A: I’ve been in discussions in the past about whether there was anything anyone could have done to prevent Hitler’s rise to power. There was a time when, I argued, France and Britain could have stopped Hitler. Polly thought the U.S. should have come to Britain’s aid sooner. Alexander is more in Polly’s camp than mine. I have argued that we were in an isolationist frame of mind at the time and therefore could not have helped anyone. Alexander doesn’t excuse us for that. We should have been wiser, we should have gotten it right but didn’t.

B: Alexander says that we should have stopped Japan as well. Polly is still angry that Japan never apologized for the Rape of Nanking (spelled “Nanjing” by Alexander) and Alexander blames the U.S. for not stopping the Japanese militarists. Perhaps the U.S. should apologize for not stopping the Rape of Nanking. [I’m being sarcastic, not believing we can or should feel guilty for the evil acts of others.]

C: While it is true that we drew back like the Japanese cartoon and pulled the covers over our head after WWI, Alexander points out that we had at that time the most powerful Navy in the World. It is true that we preserved it (after WWI) in order to protect our isolationism from all those crazy foreigners killing each other over there, but we should have known better. We should have known that Japan had militaristic ambitions that we would have to deal with eventually and many lives could be saved if we had been wiser, including the lives lost at Nanking.

D: I squirm a little over Alexander’s anachronistic analyses. I tend to think in terms of what we could have done given our isolationistic predisposition. Alexander thinks in terms of what we should have done and doesn’t make any allowance for our isolationism. Isolationism was wrong and he wants us to learn just how wrong it was so we don’t make that sort of mistake again.

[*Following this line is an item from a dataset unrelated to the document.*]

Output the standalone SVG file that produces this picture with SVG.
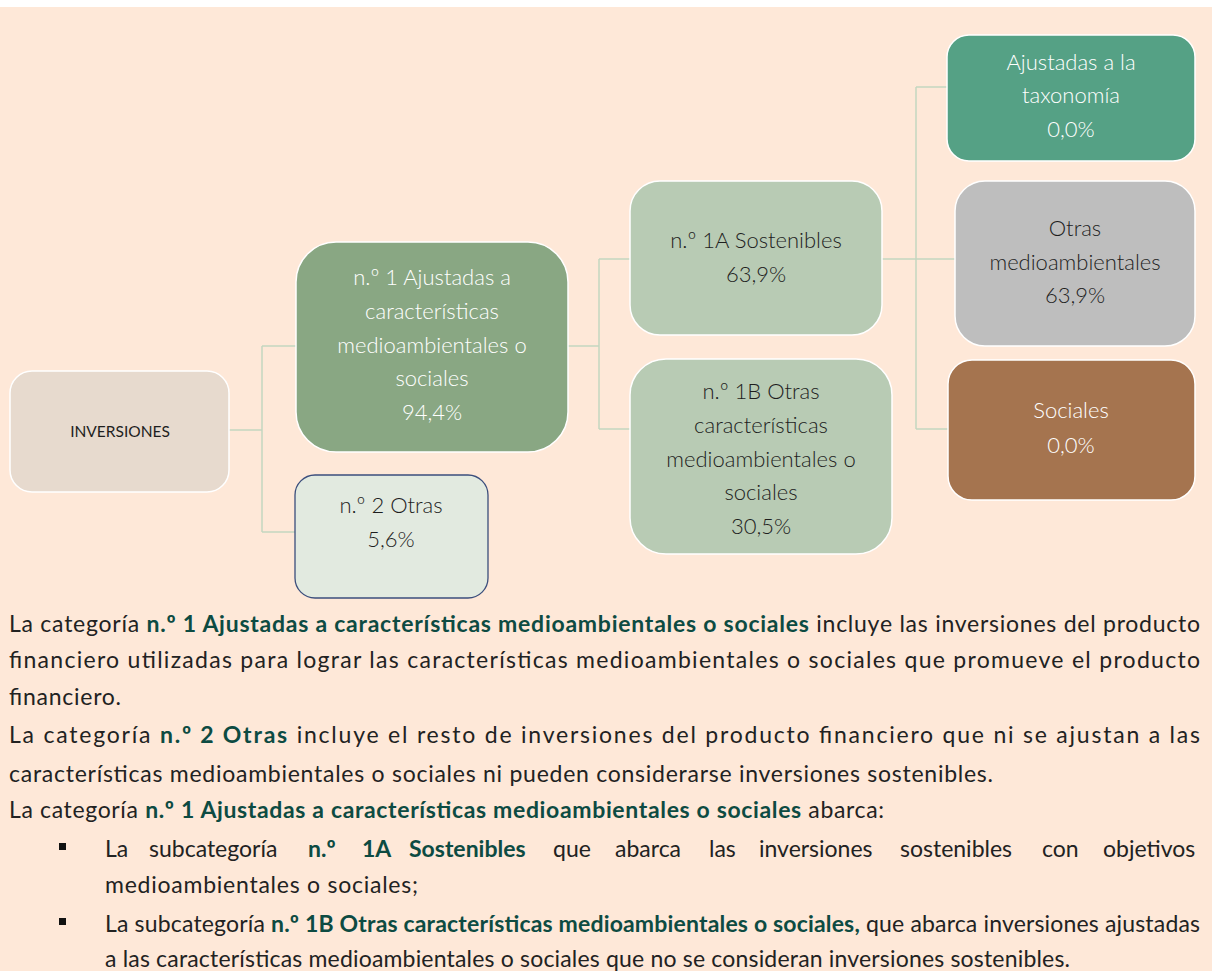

E: Should we act quickly to avoid more “locust years” by preventing Iran from acquiring nuclear weapons? Should we act against the Russian Autocracy as it strives to restore as much of its empire as possible? No one else is in a position to do very much against these threats at the present time, but Alexander says no one else was in a position to oppose the Germans, Italians, and Japanese in the 30s. Yes, Britain and France were over there in Europe and had militaries, but WWI had made them timid. WWI, he points out, had not made the U.S. timid. The fog of war made Iraq more difficult than some of us anticipated, but did it make us timid?